Hands-On In The Aussie Outback
National Geographic Traveller India
|November 2016
Lessons In Living Off The Land And Sea On The Rugged Eyre Peninsula Text & Photographs.
“Watch Where You Step,”
Lunch said, trying to warn me about the ants underfoot. I didn’t see what the fuss was about, but he broke off a twig and poked it into an innocent-looking pile of mud. In an instant, it was swarming with big, angry ants. Lunch told me his grandfather had been stung once. He had also been shot with a bullet, but maintained throughout his life that he’d rather have been shot twice than bitten once.

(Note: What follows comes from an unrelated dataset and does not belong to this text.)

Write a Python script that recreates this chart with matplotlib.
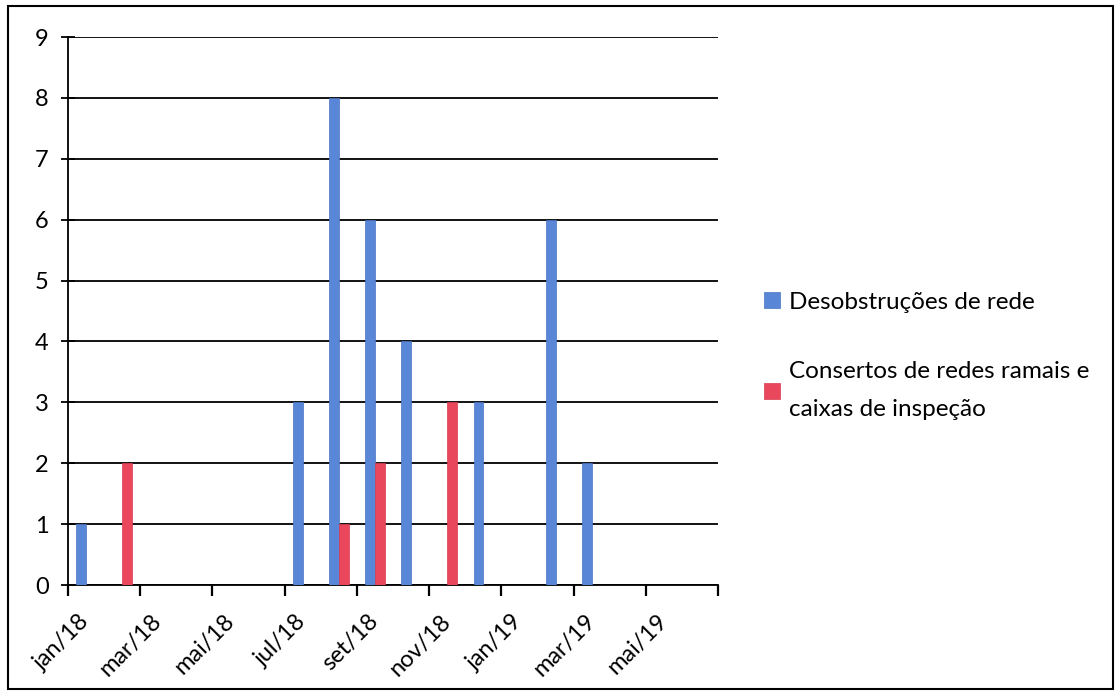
import numpy as np
import matplotlib.pyplot as plt
import matplotlib.transforms as mtransforms
from matplotlib.patches import Rectangle

# Dados mensais (jan/18 a jun/19)
meses = ['jan/18', 'fev/18', 'mar/18', 'abr/18', 'mai/18', 'jun/18',
         'jul/18', 'ago/18', 'set/18', 'out/18', 'nov/18', 'dez/18',
         'jan/19', 'fev/19', 'mar/19', 'abr/19', 'mai/19', 'jun/19']
desobstrucoes = [1, 0, 0, 0, 0, 0, 3, 8, 6, 4, 0, 3, 0, 6, 2, 0, 0, 0]
consertos = [0, 2, 0, 0, 0, 0, 0, 1, 2, 0, 3, 0, 0, 0, 0, 0, 0, 0]

# Rótulos do eixo x (a cada 2 meses)
rotulos_x = ['jan/18', 'mar/18', 'mai/18', 'jul/18', 'set/18', 'nov/18',
             'jan/19', 'mar/19', 'mai/19', '']

cor_azul = '#5a86d8'
cor_vermelho = '#e8475c'
plt.rcParams['font.family'] = ['Lato', 'DejaVu Sans']

fig = plt.figure(figsize=(11.19, 6.95), dpi=100)
ax = fig.add_axes([68 / 1119, 1 - 585 / 695, (718 - 68) / 1119, (585 - 37) / 695])

x = np.arange(len(meses))
largura = 0.27
ax.bar(x + 0.5 - largura / 2, desobstrucoes, largura, color=cor_azul,
       edgecolor='#4a74c4', linewidth=0.5, label='Desobstruções de rede', zorder=3)
ax.bar(x + 0.5 + largura / 2, consertos, largura, color=cor_vermelho,
       edgecolor='#d83a50', linewidth=0.5,
       label='Consertos de redes ramais e\ncaixas de inspeção', zorder=3)

ax.set_xlim(0, len(meses))
ax.set_ylim(0, 9)
ax.set_yticks(range(0, 10))
posicoes = np.arange(0, len(meses) + 1, 2)
ax.set_xticks(posicoes)
ax.set_xticklabels([])

# Rótulos girados 45° deslocados para baixo/direita, como no Excel
trans = ax.get_xaxis_transform() + mtransforms.ScaledTranslation(0.18, -0.33, fig.dpi_scale_trans)
for pos, rot in zip(posicoes, rotulos_x):
    ax.text(pos, 0, rot, transform=trans, rotation=45, ha='right', va='center',
            rotation_mode='anchor', fontsize=17)

ax.tick_params(axis='y', labelsize=17, length=10, width=1.3, direction='inout', pad=9)
ax.tick_params(axis='x', length=8, width=1.6)

ax.yaxis.grid(True, color='black', linewidth=1.3, zorder=0)
for s in ['top', 'right']:
    ax.spines[s].set_visible(False)
ax.spines['left'].set_linewidth(1.3)
ax.spines['bottom'].set_linewidth(1.3)

leg = fig.legend(loc='upper left', bbox_to_anchor=(742 / 1119, 1 - 270 / 695),
                 frameon=False, fontsize=17.5, handlelength=0.65, handleheight=0.65,
                 handletextpad=0.4, labelspacing=2.0)
for t in leg.get_texts():
    t.set_linespacing(2.0)

# Moldura externa do gráfico
fig.patches.append(Rectangle((8 / 1119, 6 / 695), 1105 / 1119, 683 / 695,
                             transform=fig.transFigure, fill=False,
                             edgecolor='black', linewidth=1.5))

fig.savefig('out.png', dpi=100)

After hearing that, I walked more cautiously.
David Doudle, better known as Lunch, grew up on a family farm in southern Australia’s Eyre Peninsula. Falling off trees, being kicked by a kangaroo, getting bitten by spiders—these experiences were all a part of growing up, as was walking about barefoot until it was mandatory to wear shoes to school. There were no supermarkets or public swimming pools back then, and definitely no Internet. Lunch learned to swim in the ocean and fish and hunt for the table.

My guide tried to impart some of the hands-on outdoor education to me as we walked into the bramble forest around Mikkira Station, a historic homestead 30 kilometres from Port Lincoln. This was the first part of the Eyre Peninsula to be settled, as early as 1842. When Lunch’s ancestors had arrived in this strange new land, they had gone through the process of learning about its surprising flora, fauna and marine creatures. The knowledge they gathered from aboriginals and through trial and error metamorphosed into the Australian outback way of life.